And what a generous offer those crafty Germans have come up with.
Seventy years after loosing the Vermacht on the hapless Greeks, the Germans want to take the country over again, but this time with an army of smart guys in suits.
According to the Financial Times, this latest bandaid for the never-ending euro-crisis would involve giving Greece new loans to pay off the old loans, thereby saving the banks who are too big to fail and the careers of the many bankers who are too smart to make mistakes.
The Greek "crisis" did not spring up overnight. Greek debt accumulated over many years as foreign banks routinely approved decisions to continue buying Greek debt. Such decisions are taken by well educated and very well remunerated bankers, who in a sane world would now be held to some measure of accountability for their decisions.
But in the too-big-to-fail world of international banking the smart guys never make mistakes, and the Greeks can continue to poke new holes in their belts as they cut back further and further to ensure that the bankers come out with their profits intact.
The new money will allow the Greeks to save the German banks, at least for the time being, but, as one would expect in a deal offered by the Germans, it comes with rather nasty conditions attached. Most onerously, it would oblige the government to pay it's debt obligations first before any normal government expenditures.
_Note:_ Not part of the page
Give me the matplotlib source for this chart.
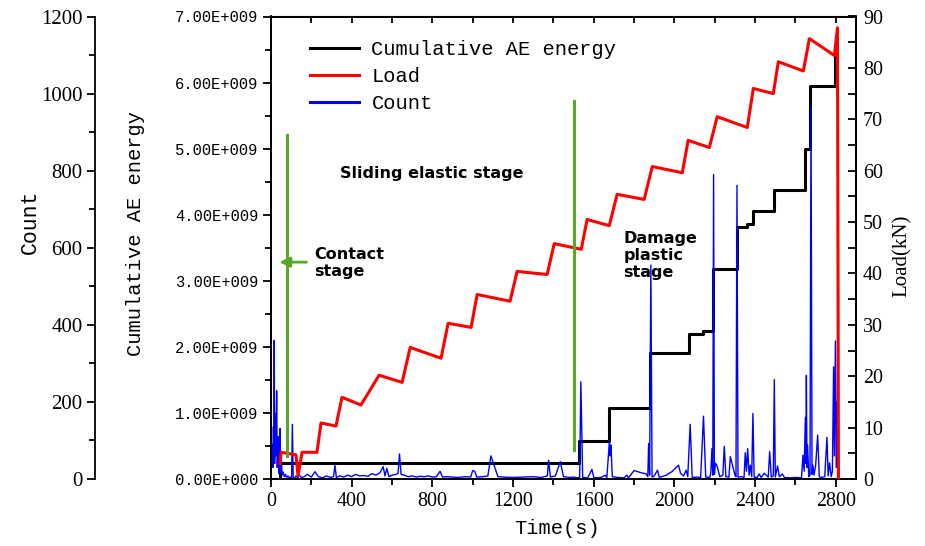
import matplotlib
matplotlib.use("Agg")
import matplotlib.pyplot as plt
from matplotlib.lines import Line2D
from matplotlib.ticker import MultipleLocator, FuncFormatter

# ---------------- data ----------------
# Load (kN) vs time (s)
load_t = [45, 50, 124, 134, 154, 228, 248, 322, 352, 446, 536, 650, 690, 843, 878, 992,
          1022, 1185, 1220, 1369, 1404, 1538, 1567, 1677, 1716, 1850, 1890, 2039, 2068,
          2173, 2212, 2361, 2391, 2490, 2515, 2639, 2669, 2793, 2808, 2811, 2813]
load_v = [3.0, 5.2, 4.7, 0.6, 5.2, 5.2, 10.9, 10.3, 15.9, 14.4, 20.2, 18.8, 25.6, 23.5,
          30.3, 29.5, 35.9, 34.6, 40.4, 39.8, 45.8, 44.7, 50.5, 49.3, 55.4, 54.4, 60.8,
          59.6, 65.9, 64.5, 70.5, 68.4, 76.0, 75.0, 81.2, 79.4, 85.7, 82.4, 87.8, 40.0, 0.0]

# Cumulative AE energy (step changes)
energy_t = [0, 45, 1528, 1677, 1880, 2073, 2143, 2192, 2312, 2361, 2391, 2495, 2649, 2674, 2798, 2802]
energy_v = [0.0, 0.24e9, 0.57e9, 1.07e9, 1.90e9, 2.20e9, 2.24e9, 3.18e9, 3.81e9, 3.86e9,
            4.06e9, 4.37e9, 5.00e9, 5.95e9, 6.44e9, 6.44e9]

# AE count vs time (rows aligned in both lists)
count_t = [0, 3, 6, 9, 12, 14, 16, 18, 21, 24,
           28, 31, 34, 36, 39, 42, 45, 48, 51, 55,
           60, 66, 72, 78, 84, 90, 96, 102, 106, 110,
           116, 124, 132, 140, 150,
           165, 180, 200, 218, 235, 255, 275, 295, 310, 317,
           324, 340, 360, 380, 400, 420, 440, 460, 480, 500,
           520, 540, 556, 565, 574, 585, 600, 620, 630, 637,
           645, 660, 680, 700, 720, 740, 760, 780, 800, 820,
           838, 850, 870, 900, 930, 960, 990, 1000, 1010, 1020,
           1050, 1075, 1090, 1125, 1150, 1200, 1250, 1300, 1340, 1370,
           1376, 1385, 1410, 1434, 1450, 1480, 1500, 1520, 1530,
           1536, 1545, 1570, 1591, 1600, 1620, 1640, 1657, 1665, 1678,
           1681, 1685, 1692, 1720, 1750, 1764, 1772, 1800, 1830, 1860,
           1868, 1872, 1877, 1883, 1889, 1900, 1916, 1925, 1960, 1990,
           2020, 2030, 2045, 2058, 2066, 2078, 2088, 2110, 2130, 2144,
           2155, 2175, 2180, 2186, 2190, 2194, 2198, 2203, 2210, 2225,
           2240, 2247, 2255, 2270, 2277, 2300, 2305, 2310, 2315, 2330,
           2345, 2351, 2357, 2363, 2370, 2376, 2383, 2389, 2395, 2410,
           2420, 2430, 2445, 2465, 2472, 2480, 2490, 2495, 2500, 2511,
           2520, 2535, 2545, 2570, 2600, 2630, 2637, 2643, 2649, 2652,
           2654, 2657, 2660, 2666, 2672, 2677, 2682, 2686, 2692, 2700,
           2710, 2718, 2730, 2745, 2756, 2762, 2769, 2777, 2783, 2789,
           2793, 2798, 2803, 2806, 2812]
count_v = [5, 60, 90, 30, 136, 50, 360, 40, 170, 60,
           229, 30, 80, 110, 15, 40, 131, 20, 60, 10,
           18, 6, 12, 4, 8, 3, 5, 2, 142, 5,
           2, 8, 3, 10, 4,
           6, 12, 5, 19, 6, 3, 8, 4, 6, 36,
           4, 8, 5, 10, 6, 12, 8, 9, 7, 14,
           10, 16, 32, 8, 28, 6, 10, 12, 15, 65,
           12, 10, 6, 8, 5, 7, 6, 8, 5, 6,
           20, 5, 6, 5, 4, 6, 5, 22, 20, 5,
           6, 8, 60, 6, 5, 4, 5, 6, 4, 8,
           49, 5, 8, 45, 6, 4, 5, 3, 4,
           252, 4, 3, 25, 4, 3, 5, 10, 4, 101,
           60, 88, 6, 4, 3, 10, 3, 22, 17, 13,
           6, 92, 10, 555, 5, 8, 23, 4, 10, 20,
           36, 15, 8, 23, 6, 142, 4, 5, 4, 163,
           5, 4, 15, 79, 10, 790, 12, 41, 36, 6,
           10, 85, 6, 5, 58, 10, 6, 762, 5, 6,
           4, 68, 20, 79, 10, 36, 6, 170, 5, 4,
           13, 4, 15, 5, 71, 5, 8, 258, 5, 34,
           6, 13, 4, 3, 4, 3, 62, 20, 160, 40,
           269, 30, 88, 6, 10, 968, 12, 36, 10, 36,
           114, 5, 4, 6, 108, 8, 42, 6, 20, 291,
           60, 358, 30, 200, 0]

# stage markers
green_line_t = [81, 1503]

# ---------------- figure ----------------
W, H, DPI = 925, 546, 100
fig = plt.figure(figsize=(W / DPI, H / DPI), dpi=DPI)
L0, R0, B0, T0 = 271, 856, 479, 16.5
ax = fig.add_axes([L0 / W, 1 - B0 / H, (R0 - L0) / W, (B0 - T0) / H])
ax_count = ax.twinx()
ax_load = ax.twinx()

serif = "Liberation Serif"
mono = "Liberation Mono"

def fx(px):
    return (px - L0) / (R0 - L0)

def fy(py):
    return (B0 - py) / (B0 - T0)

# energy (main axes)
ax.plot(energy_t, energy_v, color="black", lw=2.2, drawstyle="steps-post", zorder=3)
ax.set_xlim(0, 2900)
ax.set_ylim(0, 7e9)
ax.yaxis.set_major_locator(MultipleLocator(1e9))
ax.yaxis.set_minor_locator(MultipleLocator(0.5e9))
ax.xaxis.set_major_locator(MultipleLocator(400))
ax.xaxis.set_minor_locator(MultipleLocator(200))
ax.yaxis.set_major_formatter(FuncFormatter(
    lambda v, p: "0.00E+000" if v == 0 else f"{v/1e9:.2f}E+009"))
ax.tick_params(axis="y", which="both", direction="out", width=1.3, labelsize=11.2, pad=3)
ax.tick_params(axis="y", which="major", length=6)
ax.tick_params(axis="y", which="minor", length=4)
ax.tick_params(axis="x", which="both", direction="out", width=1.3, labelsize=14.4, pad=3)
ax.tick_params(axis="x", which="major", length=6)
ax.tick_params(axis="x", which="minor", length=4)
for lab in ax.get_yticklabels():
    lab.set_fontfamily(mono)
for lab in ax.get_xticklabels():
    lab.set_fontfamily(serif)
ax.set_ylabel("Cumulative AE energy", fontfamily=mono, fontsize=14.7)
ax.yaxis.set_label_coords(fx(145), fy(234))
ax.set_xlabel("Time(s)", fontfamily=mono, fontsize=14.7)
ax.xaxis.set_label_coords(fx(557), fy(519))
for s in ax.spines.values():
    s.set_linewidth(1.3)

# top spine inward ticks
ax_top = ax.secondary_xaxis("top")
ax_top.xaxis.set_major_locator(MultipleLocator(400))
ax_top.xaxis.set_minor_locator(MultipleLocator(200))
ax_top.tick_params(which="both", direction="in", length=5, width=1.3, labeltop=False)

# count axis (offset to the far left)
ax_count.plot(count_t, count_v, color="#0000FF", lw=1.0, zorder=2)
ax_count.set_ylim(0, 1200)
ax_count.spines["left"].set_position(("axes", fx(95)))
ax_count.spines["left"].set_visible(True)
ax_count.spines["left"].set_linewidth(1.3)
ax_count.spines["right"].set_visible(False)
ax_count.spines["top"].set_visible(False)
ax_count.spines["bottom"].set_visible(False)
ax_count.yaxis.set_ticks_position("left")
ax_count.yaxis.set_label_position("left")
ax_count.yaxis.set_major_locator(MultipleLocator(200))
ax_count.yaxis.set_minor_locator(MultipleLocator(100))
ax_count.tick_params(axis="y", which="both", direction="out", width=1.3, labelsize=15, pad=3)
ax_count.tick_params(axis="y", which="major", length=6)
ax_count.tick_params(axis="y", which="minor", length=4)
for lab in ax_count.get_yticklabels():
    lab.set_fontfamily(serif)
ax_count.set_ylabel("Count", fontfamily=mono, fontsize=15.5)
ax_count.yaxis.set_label_coords(fx(41), fy(222))

# load axis (right)
ax_load.plot(load_t, load_v, color="#FF0000", lw=2.2, zorder=4)
ax_load.set_ylim(0, 90)
ax_load.yaxis.set_major_locator(MultipleLocator(10))
ax_load.yaxis.set_minor_locator(MultipleLocator(5))
ax_load.tick_params(axis="y", which="both", direction="in", width=1.3, labelsize=14.4, pad=5)
ax_load.tick_params(axis="y", which="major", length=6)
ax_load.tick_params(axis="y", which="minor", length=6)
for lab in ax_load.get_yticklabels():
    lab.set_fontfamily(serif)
ax_load.set_ylabel("Load(kN)", fontfamily=serif, fontsize=15)
ax_load.yaxis.set_label_coords(fx(893), fy(256))
for s in ax_load.spines.values():
    s.set_linewidth(1.3)

# stage markers (load coordinates)
green = "#5AA728"
ax_load.plot([green_line_t[0]] * 2, [4.5, 67.0], color=green, lw=2.2, zorder=5)
ax_load.plot([green_line_t[1]] * 2, [5.6, 73.5], color=green, lw=2.2, zorder=5)
ax_load.annotate("", xy=(28, 42.2), xytext=(190, 42.2),
                 arrowprops=dict(arrowstyle="-|>,head_length=0.6,head_width=0.3",
                                 color=green, lw=2.0), zorder=5)
bold = dict(fontfamily="DejaVu Sans", fontweight="bold", fontsize=11.5, color="black")
ax_load.text(799, 59.4, "Sliding elastic stage", ha="center", va="center", **bold)
ax_load.text(213, 42.1, "Contact\nstage", ha="left", va="center", linespacing=1.15, **bold)
ax_load.text(1746, 43.5, "Damage\nplastic\nstage", ha="left", va="center", linespacing=1.15, **bold)

# legend
handles = [Line2D([], [], color="black", lw=2.2),
           Line2D([], [], color="#FF0000", lw=2.2),
           Line2D([], [], color="#0000FF", lw=2.2)]
leg = ax_load.legend(handles, ["Cumulative AE energy", "Load", "Count"],
                     loc="upper left", bbox_to_anchor=(fx(302), fy(32)),
                     frameon=False, prop=dict(family=mono, size=14.7),
                     handlelength=2.4, handletextpad=0.6, labelspacing=0.4, borderaxespad=0)

fig.savefig("out.png", dpi=DPI)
In other words, paying interest to German banks would take priority over domestic spending on frills like education, health care, pensions for the elderly, and whatever is left of the already strained social safety net.
What's in this for the Greeks? The right to borrow even more money down the road, to increase their indebtedness to the same too-big-to-fail banksters who have them in the corner already.
Good for the Greeks for saying no. It's time the smart guys in suits are held accountable for their mistakes.